By Charlie Monaghan
When I fantasise about leaving London for a simpler life outside the city, I picture myself in a home with a good view of the sea. The promise of the open water’s emptiness, its silence and, yes, its scarcity of human life, is most alluring when the city is tough going.
Iris Murdoch’s 1978 Booker Prize-winning novel The Sea, The Sea sets the blueprint for my fantasy. Its central character, thespian Charles Arrowby, is compelled to escape the pomp of London life: “I hate the falsity of ‘grand’ dinner parties where, amid much kissing, there is the appearance of intimacy where there is really none,” he tells us. Making his escape, he impulsively buys Shruff End, a house on an unnamed stretch of British coastline.
It is a peculiar building. The pebble-dashed, double-fronted villa stands “exposed and isolated” by itself on a small promontory. The house “would scarcely attract notice in a Birmingham suburb, but all alone upon that wild coast it certainly looks odd”, he observes. “What madman built it?” Arrowby wonders. Being a peculiar man, he falls in love regardless.
It’s not so much the physical house but more the solace of the setting that is the basis of my fantasy. In his journals that make up the novel, Arrowby records a seductively ascetic and hermetic existence: he swims naked every day, watches clouds, collects stones. He looks forward to observing storms, which he can do from the house’s front rooms on the first floor, where the views are of “total sea”. It’s the antithesis of urban life, a place where water, geology and the weather are enough to keep one stimulated.
Well, almost. In my fantasy, there would always be good food to look forward to. On this crucial point, Arrowby is at his most inspiring, describing his diet as if writing the menu of a modern British restaurant such as St John: “anchovy paste on hot buttered toast”, “lentil soup, followed by chipolata sausages served with boiled onions and apples stewed in tea, then dried apricots and shortcake biscuits: a light Beaujolais”. If ultimately flawed, Arrowby is right about one thing: “One of the secrets of a happy life is continuous small treats,” and; “In food and drink, as in many […] other matters, simple joys are best.”
But if I find solace in imagining a stripped-back existence, one with good food and wine in a house overlooking the sea, I take equal relief in how it could go awry — as it does for Arrowby.
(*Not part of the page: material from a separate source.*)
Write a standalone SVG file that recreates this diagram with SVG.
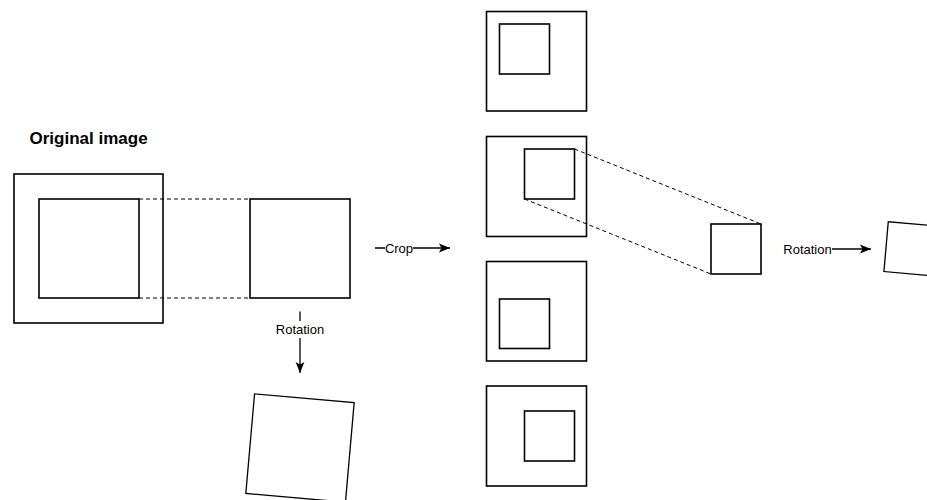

He brings much of the ensuing disaster upon himself (among other displays of his heinous character, he kidnaps an ex-lover and drives her to the brink of insanity), but I like to think all fantasy homes are better left as something to desire rather than attain. “What a paradise, I shall never tire of this sea,” he writes in his diary when he arrives, but is later haunted by the water, which comes to represent “some fear of loneliness and death”. Eventually, he packs up and returns to London.
So, if The Sea, The Sea outlines a vision for escape in moments of urban drudgery, it also ultimately reminds me that my fantasy home is exactly that. After all, there are always friends in Dorset with a spare bedroom.